CSCI 5733
XML Application Development
Spring 2006
Homework #2

Due date: Feb 16, 2006 (Thursday)

(1) Data types of XML Schema (20%) This question is concerned with the mapping of XML Schema Structures to Java's built-in objects. There are applications that may benefit from the mapping of XML Schema structures to Java’s built-in constructs and objects. For example, the built-in XML Schema type xs:string can simply be mapped to Java’s String object.

If an XML Schema’s feature is not directly supported by Java, it will be necessary to check for compliance during runtime, decreasing reliability and efficiency. Alternatively, user-defined objects can be used, but that will also add complexity and overhead.

For example, consider the XML Schema’s <choice> element in the following example:

<xsd:complexType name="PurchaseOrder">
  <xsd:sequence>
    <xsd:choice>
      <xsd:element name="BritishAddress" type="string"/>
      <xsd:element name="USAddress" type="string"/>
    </xsd:choice>
    <xsd:element name="items" type="string" minOccurs="1"/>
  </xsd:sequence>
</xsd:complexType>

A language supporting variant records, such as Pascal, provides direct support of <choice>. However, there is no Java's support on variant records.

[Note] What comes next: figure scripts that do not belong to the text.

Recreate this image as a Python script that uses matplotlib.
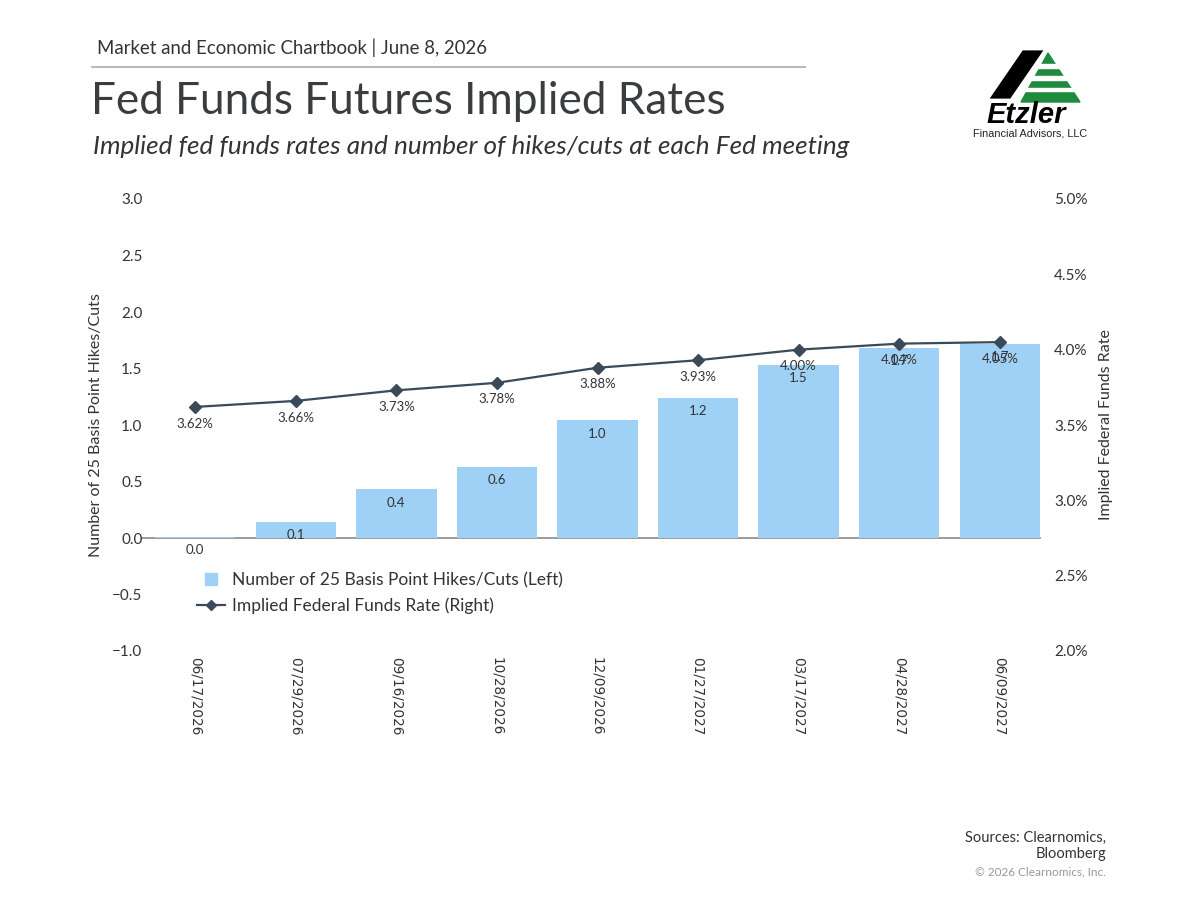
import matplotlib
matplotlib.use("Agg")
import matplotlib.pyplot as plt
from matplotlib.patches import Polygon, Rectangle
from matplotlib.lines import Line2D

dates = ["06/17/2026", "07/29/2026", "09/16/2026", "10/28/2026", "12/09/2026",
         "01/27/2027", "03/17/2027", "04/28/2027", "06/09/2027"]
hikes = [0.01, 0.14, 0.43, 0.63, 1.04, 1.24, 1.53, 1.68, 1.72]
rates = [3.62, 3.66, 3.73, 3.78, 3.88, 3.93, 4.00, 4.04, 4.05]

FONT = "Lato"
TXT = "#333333"
BAR = "#9fd0f5"
LINE = "#3b4a59"

fig = plt.figure(figsize=(12, 9), dpi=100)
W, H = 1200, 900
def fx(x): return x / W
def fy(y): return 1 - y / H

ax = fig.add_axes([fx(155), fy(651), fx(1040) - fx(155), fy(199) - fy(651)])
x = list(range(len(dates)))
ax.bar(x, hikes, width=0.8, color=BAR, zorder=2)
ax.set_xlim(-0.4, len(dates) - 0.6)
ax.set_ylim(-1.0, 3.0)
ax.set_yticks([-1.0, -0.5, 0.0, 0.5, 1.0, 1.5, 2.0, 2.5, 3.0])
ax.set_yticklabels(["\u22121.0", "\u22120.5", "0.0", "0.5", "1.0", "1.5", "2.0", "2.5", "3.0"])
ax.axhline(0, color="#8a8a8a", lw=1.2, zorder=1, xmin=-0.015, clip_on=False)
for s in ax.spines.values():
    s.set_visible(False)
ax.tick_params(axis="both", length=0, labelsize=11, labelcolor=TXT, pad=9)
ax.set_xticks(x)
ax.set_xticklabels(dates, rotation=270, fontsize=9.8, color=TXT, family="DejaVu Sans")
ax.tick_params(axis="x", pad=4)
for lab in ax.get_yticklabels():
    lab.set_family(FONT)
ax.set_ylabel("Number of 25 Basis Point Hikes/Cuts", fontsize=11.5, color=TXT, family=FONT, labelpad=7)

for xi, v in zip(x, hikes):
    ax.annotate(f"{v:.1f}", (xi, v), xytext=(0, -9.5), textcoords="offset points",
                ha="center", va="center", fontsize=9.5, color=TXT, family=FONT, zorder=5)

ax2 = ax.twinx()
ax2.set_ylim(2.0, 5.0)
ax2.set_yticks([2.0, 2.5, 3.0, 3.5, 4.0, 4.5, 5.0])
ax2.set_yticklabels([f"{t:.1f}%" for t in [2.0, 2.5, 3.0, 3.5, 4.0, 4.5, 5.0]])
for s in ax2.spines.values():
    s.set_visible(False)
ax2.tick_params(axis="y", length=0, labelsize=11, labelcolor=TXT, pad=10)
for lab in ax2.get_yticklabels():
    lab.set_family(FONT)
ax2.set_ylabel("Implied Federal Funds Rate", fontsize=11.5, color=TXT, family=FONT, labelpad=8)
ax2.plot(x, rates, color=LINE, lw=1.6, marker="D", markersize=6, zorder=4)
for xi, r in zip(x, rates):
    ax2.annotate(f"{r:.2f}%", (xi, r), xytext=(0, -12), textcoords="offset points",
                 ha="center", va="center", fontsize=9.5, color=TXT, family=FONT, zorder=5)

handles = [Line2D([0], [0], color=BAR, lw=0, marker="s", markersize=8),
           Line2D([0], [0], color=LINE, lw=1.6, marker="D", markersize=5)]
leg = ax.legend(handles, ["Number of 25 Basis Point Hikes/Cuts (Left)", "Implied Federal Funds Rate (Right)"],
                loc="upper left", bbox_to_anchor=(0.04, 0.19), frameon=False, borderaxespad=0,
                prop={"family": FONT, "size": 12.5}, handlelength=1.6, handletextpad=0.4,
                labelspacing=0.55, labelcolor=TXT)

# Header
fig.text(fx(97), fy(48), "Market and Economic Chartbook | June 8, 2026", fontsize=13.4,
         color=TXT, family=FONT, va="center")
fig.add_artist(Line2D([fx(92), fx(805)], [fy(67), fy(67)], color="#aaaaaa", lw=1.2))
fig.text(fx(91), fy(102), "Fed Funds Futures Implied Rates", fontsize=31.8, color="#3a3d40",
         family=FONT, va="center")
fig.text(fx(93), fy(147), "Implied fed funds rates and number of hikes/cuts at each Fed meeting",
         fontsize=18.8, color=TXT, family=FONT, style="italic", va="center")

# Logo
fig.add_artist(Polygon([(fx(1048), fy(53)), (fx(1021), fy(102)), (fx(1080), fy(102))],
                       closed=True, color="#1e8a3c", transform=fig.transFigure))
for y0, y1 in [(64, 67.5), (76, 79.5), (87.5, 90.5)]:
    fig.add_artist(Rectangle((fx(1015), fy(y1)), fx(1090) - fx(1015), fy(y0) - fy(y1),
                             color="white", transform=fig.transFigure))
fig.add_artist(Polygon([(fx(987), fy(100)), (fx(1011), fy(100)), (fx(1046), fy(49)), (fx(1022), fy(49))],
                       closed=True, facecolor="black", edgecolor="white", lw=2, transform=fig.transFigure))
fig.text(fx(1026), fy(115), "Etzler", fontsize=21, fontweight="bold", style="italic",
         family="Liberation Sans", ha="center", va="center", color="black")
fig.text(fx(1030), fy(133), "Financial Advisors, LLC", fontsize=7.8, family="Liberation Sans",
         ha="center", va="center", color="#222222")

# Footer
fig.text(fx(1106), fy(846), "Sources: Clearnomics,\nBloomberg", fontsize=10.5, color=TXT,
         family=FONT, ha="right", va="center", linespacing=1.15)
fig.text(fx(1106), fy(872), "\u00a9 2026 Clearnomics, Inc.", fontsize=8.5, color="#999999",
         family=FONT, ha="right", va="center")

fig.savefig("out.png", dpi=100, facecolor="white")
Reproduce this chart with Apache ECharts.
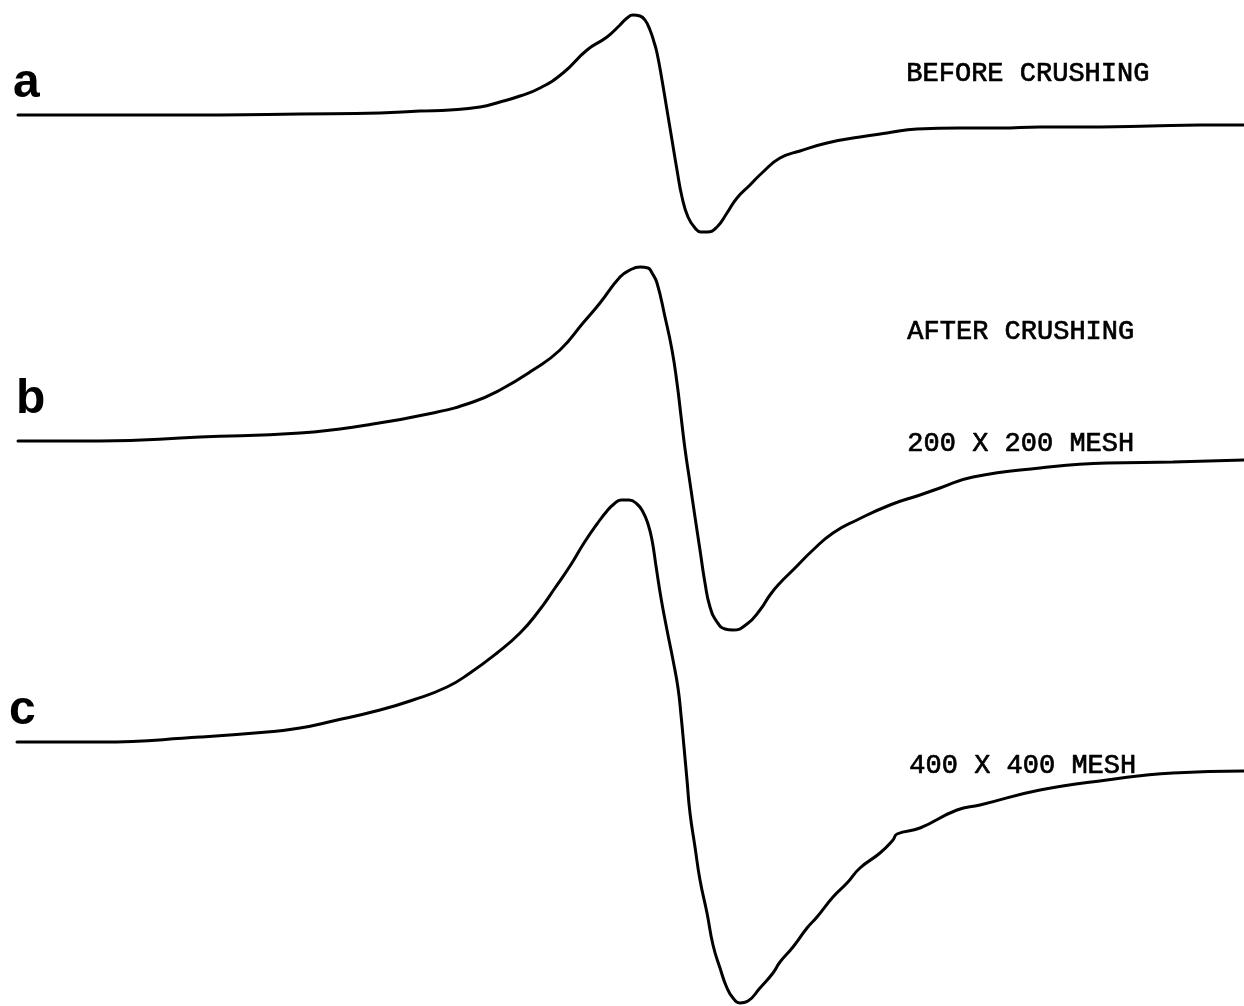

List at least two more examples of XML Schema’s constructs that have no direct Java’s support.

(2) (20%) Consider the Google’s sitemap protocol for assisting its search engine for crawling Web pages: https://www.google.com/webmasters/sitemaps/docs/en/protocol.html.  Sitemap files are XML compliant using XML Schema: http://www.google.com/schemas/sitemap/0.84/sitemap.xsd

Study the protocol.

(a) Give two examples where Google sitemap constraints (as described by the sitemap protocol, including the FAQ) are not specified by the sitemap XML Schema. For example, the constraint of the 10MB size limit of the sitemap is not and cannot be specified by the XML Schema.

(b) If relative URLs were to be allowed, describe how you would modify the Google sitemap XML Schema to accommodate them.

(c) Describe a major trade-off consideration for allowing relative URLs.

(3) (60%) Write a standalone Java program, XPathCounter.java, using SAX (other parser API not acceptable) to accept an XML file and returns a list of unique XPaths for elements and attributes together with the number of occurrences. The basic XPath syntax is relatively simple and the output format can be understood by the following examples.

For:

java courses.xml.Spring2006.XPathCounter XPathCounterTest_1.xml > XPathCounterTest_Output_1.txt

The input and output files are XPathCounterTest_1.xml and XPathCounterTest_Output_1.txt respectively.

For:

java courses.xml.Spring2006.XPathCounter XPathCounterTest_2.xml > XPathCounterTest_Output_2.txt

The input and output files are XPathCounterTest_2.xml and XPathCounterTest_Output_2.txt respectively.

Turn in your program listing and put your program XPathCounter.java in the hw directory.